■ **Written instruction**
Could you repeat, exactly as they stand, the lines between the one with "Write the Altair code for this chart." and the one with "scale=alt.Scale(domain=series, paddingInner=0, paddingOuter=0))", inclusive, minus the pictures?

Code that draws figures
----
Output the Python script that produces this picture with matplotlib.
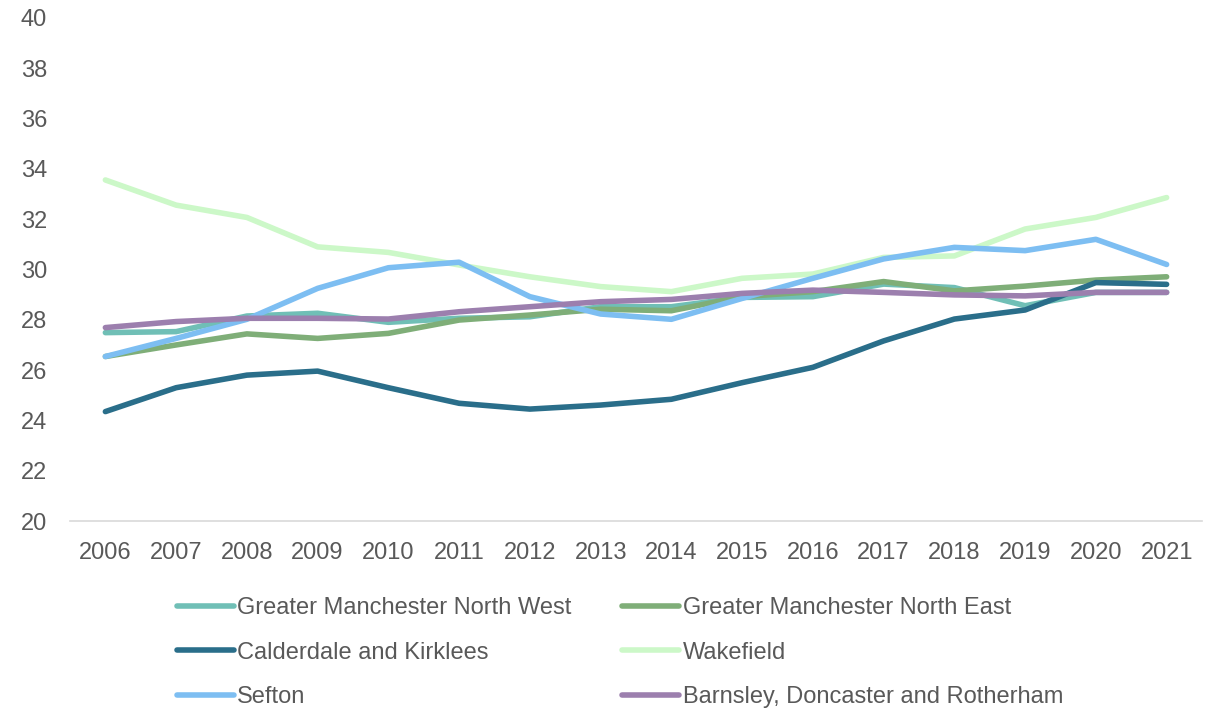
import matplotlib.pyplot as plt

plt.rcParams['font.family'] = ['Liberation Sans', 'DejaVu Sans']

years = [str(y) for y in range(2006, 2022)]

gm_north_west = [27.49, 27.53, 28.15, 28.26, 27.90, 28.06, 28.12, 28.52,
                 28.52, 28.89, 28.92, 29.42, 29.28, 28.56, 29.09, 29.09]
gm_north_east = [26.54, 27.00, 27.44, 27.26, 27.46, 27.99, 28.19, 28.42,
                 28.36, 28.92, 29.12, 29.52, 29.15, 29.34, 29.58, 29.71]
calderdale = [24.35, 25.30, 25.80, 25.96, 25.30, 24.68, 24.45, 24.61,
              24.84, 25.50, 26.11, 27.16, 28.03, 28.39, 29.48, 29.41]
wakefield = [33.56, 32.56, 32.07, 30.90, 30.68, 30.18, 29.71, 29.32,
             29.12, 29.65, 29.82, 30.48, 30.54, 31.61, 32.07, 32.86]
sefton = [26.54, 27.26, 28.02, 29.25, 30.07, 30.29, 28.92, 28.23,
          28.02, 28.85, 29.65, 30.42, 30.88, 30.75, 31.20, 30.20]
barnsley = [27.69, 27.93, 28.06, 28.06, 28.03, 28.32, 28.52, 28.72,
            28.81, 29.05, 29.18, 29.09, 28.99, 28.95, 29.09, 29.09]

series = [
    ("Greater Manchester North West", gm_north_west, "#70BFB6"),
    ("Greater Manchester North East", gm_north_east, "#7FAE78"),
    ("Calderdale and Kirklees", calderdale, "#2A6E8A"),
    ("Wakefield", wakefield, "#CCF8C8"),
    ("Sefton", sefton, "#7DBEF2"),
    ("Barnsley, Doncaster and Rotherham", barnsley, "#9C7FAE"),
]

text_col = "#595959"

fig = plt.figure(figsize=(12.19, 7.08), dpi=100)
ax = fig.add_axes([70 / 1219, 1 - 521 / 708, 1132 / 1219, 503 / 708])

lines = {}
for name, vals, col in series:
    ln, = ax.plot(range(len(years)), vals, color=col, lw=4, solid_capstyle='round',
                  solid_joinstyle='round', label=name)
    lines[name] = ln

ax.set_xlim(-0.5, len(years) - 0.5)
ax.set_ylim(20, 40)
ax.set_yticks(range(20, 41, 2))
ax.set_xticks(range(len(years)))
ax.set_xticklabels(years)
ax.tick_params(axis='both', length=0, labelsize=17, colors=text_col)
ax.tick_params(axis='y', pad=16.5)
ax.tick_params(axis='x', pad=15)
for s in ['top', 'right', 'left']:
    ax.spines[s].set_visible(False)
ax.spines['bottom'].set_color('#D9D9D9')
ax.spines['bottom'].set_linewidth(1.2)

# column-first fill so rows read left to right like the original
order = ["Greater Manchester North West", "Calderdale and Kirklees", "Sefton",
         "Greater Manchester North East", "Wakefield", "Barnsley, Doncaster and Rotherham"]
leg = fig.legend([lines[n] for n in order], order, ncol=2, frameon=False,
                 loc='upper left', bbox_to_anchor=(177 / 1219, 1 - 597 / 708),
                 fontsize=17, handlelength=2.4, handletextpad=0.15,
                 columnspacing=2.15, labelspacing=0.96, borderpad=0, borderaxespad=0)
for t in leg.get_texts():
    t.set_color(text_col)

fig.savefig("out.png", dpi=100)
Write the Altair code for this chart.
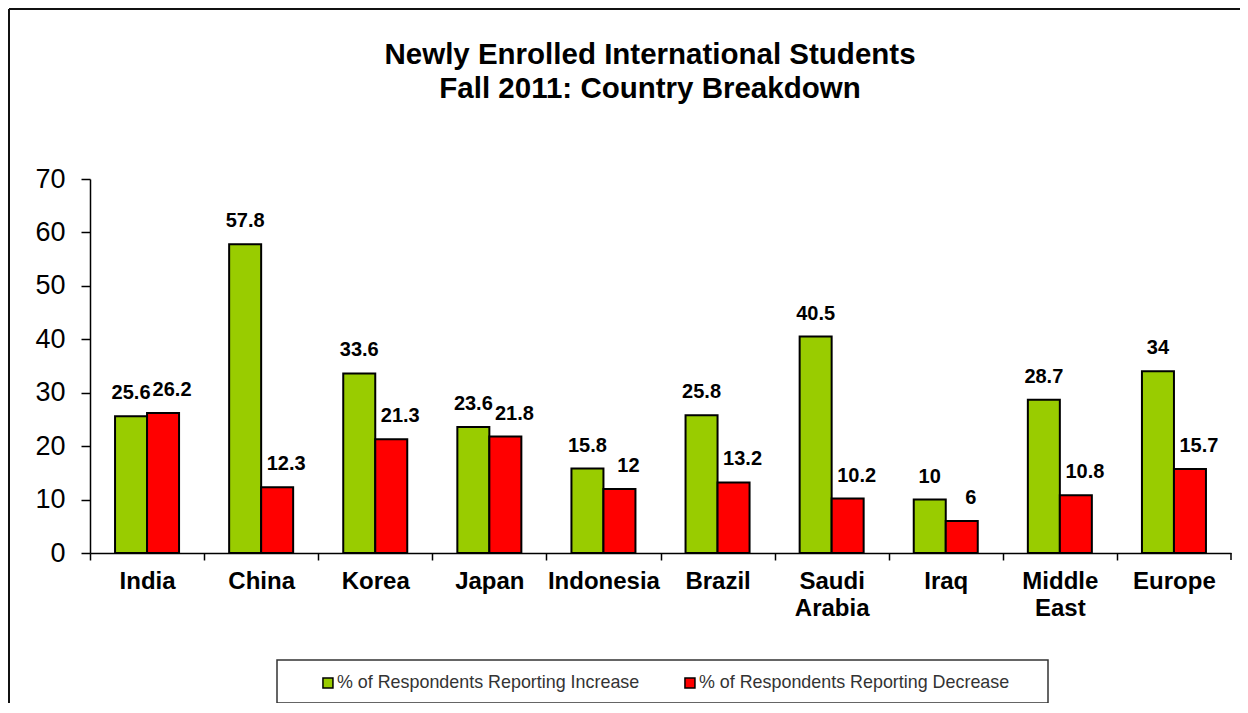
import altair as alt
import pandas as pd

title_lines = ["Newly Enrolled International Students", "Fall 2011: Country Breakdown"]
countries = ["India", "China", "Korea", "Japan", "Indonesia", "Brazil",
             "Saudi Arabia", "Iraq", "Middle East", "Europe"]
increase = [25.6, 57.8, 33.6, 23.6, 15.8, 25.8, 40.5, 10, 28.7, 34]
decrease = [26.2, 12.3, 21.3, 21.8, 12, 13.2, 10.2, 6, 10.8, 15.7]
series = ["% of Respondents Reporting Increase", "% of Respondents Reporting Decrease"]
colors = ["#99CC00", "#FF0000"]
y_ticks = [0, 10, 20, 30, 40, 50, 60, 70]

rows = []
for c, a, b in zip(countries, increase, decrease):
    rows.append({"country": c, "series": series[0], "value": a})
    rows.append({"country": c, "series": series[1], "value": b})
df = pd.DataFrame(rows)
one = pd.DataFrame({"k": [0]})

W, H = 1141, 374
FONT = "Liberation Sans"

xenc = alt.X("country:N", sort=countries, title=None,
             scale=alt.Scale(paddingInner=0.439, paddingOuter=0.2195),
             axis=alt.Axis(labelAngle=0, labelFont=FONT, labelFontSize=24,
                           labelFontWeight="bold", labelColor="black",
                           labelExpr="split(datum.label, ' ')", labelLineHeight=27,
                           labelPadding=9, tickSize=7, tickColor="black",
                           tickOffset=-57.05, labelOffset=57.05, bandPosition=0.5,
                           domainColor="black", domainWidth=1.5, tickWidth=1.5,
                           labelBaseline="top"))
yenc = alt.Y("value:Q", title=None,
             scale=alt.Scale(domain=[0, 70], nice=False),
             axis=alt.Axis(values=y_ticks, grid=False, labelFont=FONT, labelFontSize=27,
                           labelColor="black", labelPadding=16, tickSize=9,
                           tickColor="black", domainColor="black", domainWidth=1.5,
                           tickWidth=1.5))
xoff = alt.XOffset("series:N", sort=series, scale=alt.Scale(domain=series, paddingInner=0, paddingOuter=0))

bars = alt.Chart(df).mark_bar(stroke="black", strokeWidth=2).encode(
    x=xenc, y=yenc, xOffset=xoff,
    color=alt.Color("series:N", scale=alt.Scale(domain=series, range=colors),
                    legend=alt.Legend(title=None, orient="none", direction="horizontal",
                                      legendX=229, legendY=495, padding=0,
                                      symbolType="square", symbolSize=100,
                                      symbolStrokeColor="black", symbolStrokeWidth=1.5,
                                      labelFont=FONT, labelFontSize=17.9, labelColor="#333333",
                                      labelOffset=0, columnPadding=41, labelLimit=400)),
)

def label_layer(name, shift):
    return alt.Chart(df).transform_filter(alt.datum.series == name).mark_text(
        font=FONT, fontSize=20, fontWeight="bold", color="black",
        baseline="middle", dy=-23, dx=shift).encode(
        x=alt.X("country:N", sort=countries),
        y="value:Q", xOffset=xoff,
        text=alt.Text("value:Q"),
    )

labels_inc = label_layer(series[0], 0)
labels_dec = label_layer(series[1], 9)

last_tick = alt.Chart(one).mark_rule(color="black", strokeWidth=1.5).encode(
    x=alt.value(W), y=alt.value(H), y2=alt.value(H + 7))

legend_box = alt.Chart(one).mark_rect(fill=None, stroke="#333333", strokeWidth=1.5, filled=False).encode(
    x=alt.value(187), x2=alt.value(958), y=alt.value(481), y2=alt.value(524))

frame_top = alt.Chart(one).mark_rule(color="#111111", strokeWidth=2).encode(
    x=alt.value(-81), x2=alt.value(1300), y=alt.value(-170))
frame_left = alt.Chart(one).mark_rule(color="#111111", strokeWidth=2).encode(
    x=alt.value(-81), y=alt.value(-170), y2=alt.value(700))

title = alt.Chart(one).mark_text(
    text=title_lines, font=FONT, fontSize=29.5, fontWeight="bold", color="black",
    align="center", baseline="alphabetic", lineHeight=34).encode(
    x=alt.value(560), y=alt.value(-115))

chart = alt.layer(frame_top, frame_left, legend_box, title, bars, labels_inc, labels_dec, last_tick).properties(
    width=W, height=H,
    background="white",
    autosize=alt.AutoSizeParams(type="none"),
    padding={"left": 82, "top": 171, "right": 9, "bottom": 150},
).configure_view(stroke=None, strokeWidth=0)

chart.save("out.html", embed_options={"renderer": "svg", "actions": False})
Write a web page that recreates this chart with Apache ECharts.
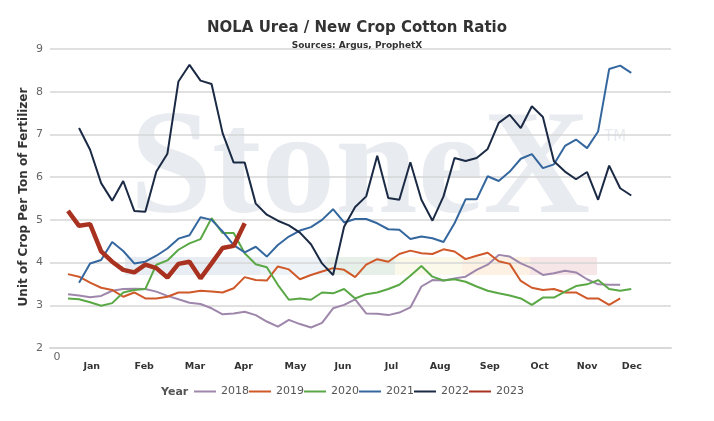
<!DOCTYPE html>
<html>
<head>
<meta charset="utf-8">
<script src="https://cdn.jsdelivr.net/npm/echarts@6/dist/echarts.min.js"></script>
<style>
  html, body { margin: 0; padding: 0; background: #fff; }
  #chart { width: 714px; height: 421px; }
</style>
</head>
<body>
<div id="chart"></div>
<script>
// weekly ratio, first value belongs to the start week
const years = ['2018', '2019', '2020', '2021', '2022', '2023'];
const startWeek = [1, 1, 1, 2, 2, 1];
const colors = ['#9e87ab', '#d0592a', '#5aa845', '#35679f', '#1b2a45', '#a8311f'];

const v2018 = [3.26, 3.23, 3.19, 3.22, 3.34, 3.38, 3.39, 3.38, 3.32, 3.22, 3.14, 3.06, 3.03, 2.93, 2.79, 2.81, 2.85, 2.77,
  2.62, 2.50, 2.66, 2.56, 2.48, 2.59, 2.93, 3.01, 3.14, 2.81, 2.80, 2.77, 2.83, 2.95, 3.44, 3.59, 3.58, 3.63, 3.67,
  3.83, 3.95, 4.18, 4.14, 3.98, 3.87, 3.71, 3.75, 3.81, 3.77, 3.61, 3.49, 3.48, 3.48];
const v2019 = [3.73, 3.67, 3.53, 3.41, 3.36, 3.20, 3.30, 3.16, 3.16, 3.20, 3.30, 3.30, 3.34, 3.32, 3.30, 3.40, 3.66, 3.59,
  3.58, 3.91, 3.84, 3.61, 3.71, 3.79, 3.87, 3.83, 3.66, 3.95, 4.08, 4.02, 4.20, 4.28, 4.22, 4.20, 4.31, 4.26, 4.08,
  4.16, 4.23, 4.03, 3.97, 3.57, 3.41, 3.36, 3.38, 3.30, 3.30, 3.16, 3.16, 3.01, 3.16];
const v2020 = [3.16, 3.14, 3.07, 2.99, 3.05, 3.30, 3.36, 3.38, 3.95, 4.05, 4.30, 4.45, 4.55, 5.04, 4.69, 4.69, 4.22, 3.96,
  3.89, 3.48, 3.13, 3.16, 3.13, 3.30, 3.28, 3.38, 3.16, 3.26, 3.30, 3.38, 3.48, 3.69, 3.92, 3.67, 3.58, 3.61, 3.55,
  3.44, 3.34, 3.28, 3.23, 3.16, 3.01, 3.18, 3.18, 3.32, 3.45, 3.49, 3.59, 3.38, 3.34, 3.38];
const v2021 = [3.53, 3.98, 4.06, 4.48, 4.27, 3.98, 4.02, 4.16, 4.33, 4.56, 4.64, 5.06, 5.00, 4.73, 4.41, 4.24, 4.37,
  4.14, 4.41, 4.61, 4.75, 4.83, 5.00, 5.25, 4.94, 5.02, 5.02, 4.92, 4.78, 4.77, 4.55, 4.61, 4.57, 4.48, 4.92, 5.48,
  5.48, 6.02, 5.91, 6.13, 6.43, 6.54, 6.21, 6.30, 6.73, 6.88, 6.68, 7.07, 8.53, 8.61, 8.44];
const v2022 = [7.15, 6.64, 5.86, 5.45, 5.91, 5.21, 5.19, 6.13, 6.55, 8.24, 8.63, 8.26, 8.18, 7.03, 6.34, 6.34, 5.38,
  5.12, 4.98, 4.87, 4.70, 4.43, 3.98, 3.71, 4.84, 5.30, 5.55, 6.50, 5.51, 5.47, 6.35, 5.47, 4.98, 5.55, 6.45, 6.38,
  6.45, 6.66, 7.27, 7.46, 7.15, 7.66, 7.41, 6.37, 6.13, 5.95, 6.12, 5.47, 6.27, 5.74, 5.57];
const v2023 = [5.21, 4.86, 4.90, 4.26, 4.02, 3.83, 3.77, 3.95, 3.87, 3.65, 3.97, 4.02, 3.63, 3.98, 4.34, 4.39, 4.92];

const values = [v2018, v2019, v2020, v2021, v2022, v2023];

const months = ['Jan', 'Feb', 'Mar', 'Apr', 'May', 'Jun', 'Jul', 'Aug', 'Sep', 'Oct', 'Nov', 'Dec'];
const monthPos = [3.15, 7.9, 12.5, 16.9, 21.6, 25.9, 30.3, 34.7, 39.2, 43.7, 48.0, 52.05];
const weekLabels = [0];

const chart = echarts.init(document.getElementById('chart'));

const wm = '#e8ebf0';
const option = {
  animation: false,
  textStyle: { fontFamily: 'DejaVu Sans' },
  title: [
    {
      text: 'NOLA Urea / New Crop Cotton Ratio',
      left: 'center', top: 21, padding: [0, 29, 0, 5],
      textStyle: { fontSize: 15, fontWeight: 'bold', color: '#333' }
    },
    {
      text: 'Sources: Argus, ProphetX',
      left: 'center', top: 41, padding: [0, 29, 0, 5],
      textStyle: { fontSize: 9, fontWeight: 'bold', color: '#333' }
    }
  ],
  graphic: [
    { type: 'rect', z: -10, shape: { x: 125, y: 257, width: 135, height: 18 }, style: { fill: '#e8edf3' } },
    { type: 'rect', z: -10, shape: { x: 260, y: 257, width: 67, height: 18 }, style: { fill: '#eef3f8' } },
    { type: 'rect', z: -10, shape: { x: 327, y: 257, width: 68, height: 18 }, style: { fill: '#e6efe8' } },
    { type: 'rect', z: -10, shape: { x: 395, y: 257, width: 67, height: 18 }, style: { fill: '#fbfaea' } },
    { type: 'rect', z: -10, shape: { x: 462, y: 257, width: 68, height: 18 }, style: { fill: '#fdf1e4' } },
    { type: 'rect', z: -10, shape: { x: 530, y: 257, width: 67, height: 18 }, style: { fill: '#f6e6e8' } },
    {
      type: 'text', z: -10, x: 360, y: 174,
      style: { text: 'StoneX', font: 'bold 148px "Liberation Serif"', fill: wm, textAlign: 'center', textVerticalAlign: 'middle' }
    },
    {
      type: 'text', z: -10, x: 604, y: 137,
      style: { text: 'TM', font: '15px "DejaVu Sans"', fill: wm, textAlign: 'left', textVerticalAlign: 'middle' }
    },
    {
      type: 'text', x: 24, y: 197, rotation: Math.PI / 2,
      style: {
        text: 'Unit of Crop Per Ton of Fertilizer', font: 'bold 12px "DejaVu Sans"', fill: '#333',
        textAlign: 'center', textVerticalAlign: 'middle'
      }
    },
    {
      type: 'text', x: 161, y: 392,
      style: { text: 'Year', font: 'bold 11px "DejaVu Sans"', fill: '#555', textAlign: 'left', textVerticalAlign: 'middle' }
    }
  ],
  legend: {
    left: 194, top: 386, padding: 0,
    icon: 'rect', itemWidth: 22, itemHeight: 2, itemGap: 0,
    textStyle: { fontSize: 11, color: '#555' },
    data: years
  },
  grid: { left: 50, right: 43, top: 49, bottom: 73 },
  xAxis: [
    {
      type: 'value', min: -0.63, max: 55.6,
      splitLine: { show: false },
      axisTick: { show: false },
      axisLine: { show: true, lineStyle: { color: '#d9d9d9', width: 2 } },
      axisLabel: { customValues: weekLabels, margin: 4, fontSize: 11, color: '#666' }
    },
    {
      type: 'value', min: -0.63, max: 55.6, position: 'bottom',
      splitLine: { show: false },
      axisTick: { show: false },
      axisLine: { show: false },
      axisLabel: {
        customValues: monthPos, margin: 14, fontSize: 9.5, fontWeight: 'bold', color: '#333',
        formatter: (v) => months[monthPos.indexOf(v)]
      }
    }
  ],
  yAxis: {
    type: 'value', min: 2, max: 9, interval: 1,
    axisLine: { show: false },
    axisTick: { show: false },
    axisLabel: { margin: 7, fontSize: 11, color: '#666' },
    splitLine: { lineStyle: { color: '#d6d6d6', width: 1.5 } }
  },
  series: years.map((y, i) => ({
    name: y,
    type: 'line',
    xAxisIndex: 0,
    showSymbol: false,
    color: colors[i],
    lineStyle: { width: y === '2023' ? 4.5 : 2, color: colors[i] },
    data: values[i].map((v, k) => [startWeek[i] + k, v])
  }))
};

chart.setOption(option);
</script>
</body>
</html>
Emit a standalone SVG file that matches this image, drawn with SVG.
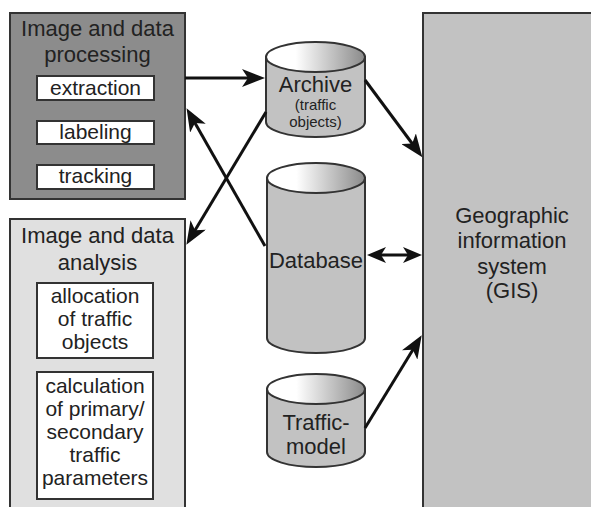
----
■ **Correct answer**
Write the Altair code for this chart.
import altair as alt
import pandas as pd

title_lines = ["Newly Enrolled International Students", "Fall 2011: Country Breakdown"]
countries = ["India", "China", "Korea", "Japan", "Indonesia", "Brazil",
             "Saudi Arabia", "Iraq", "Middle East", "Europe"]
increase = [25.6, 57.8, 33.6, 23.6, 15.8, 25.8, 40.5, 10, 28.7, 34]
decrease = [26.2, 12.3, 21.3, 21.8, 12, 13.2, 10.2, 6, 10.8, 15.7]
series = ["% of Respondents Reporting Increase", "% of Respondents Reporting Decrease"]
colors = ["#99CC00", "#FF0000"]
y_ticks = [0, 10, 20, 30, 40, 50, 60, 70]

rows = []
for c, a, b in zip(countries, increase, decrease):
    rows.append({"country": c, "series": series[0], "value": a})
    rows.append({"country": c, "series": series[1], "value": b})
df = pd.DataFrame(rows)
one = pd.DataFrame({"k": [0]})

W, H = 1141, 374
FONT = "Liberation Sans"

xenc = alt.X("country:N", sort=countries, title=None,
             scale=alt.Scale(paddingInner=0.439, paddingOuter=0.2195),
             axis=alt.Axis(labelAngle=0, labelFont=FONT, labelFontSize=24,
                           labelFontWeight="bold", labelColor="black",
                           labelExpr="split(datum.label, ' ')", labelLineHeight=27,
                           labelPadding=9, tickSize=7, tickColor="black",
                           tickOffset=-57.05, labelOffset=57.05, bandPosition=0.5,
                           domainColor="black", domainWidth=1.5, tickWidth=1.5,
                           labelBaseline="top"))
yenc = alt.Y("value:Q", title=None,
             scale=alt.Scale(domain=[0, 70], nice=False),
             axis=alt.Axis(values=y_ticks, grid=False, labelFont=FONT, labelFontSize=27,
                           labelColor="black", labelPadding=16, tickSize=9,
                           tickColor="black", domainColor="black", domainWidth=1.5,
                           tickWidth=1.5))
xoff = alt.XOffset("series:N", sort=series, scale=alt.Scale(domain=series, paddingInner=0, paddingOuter=0))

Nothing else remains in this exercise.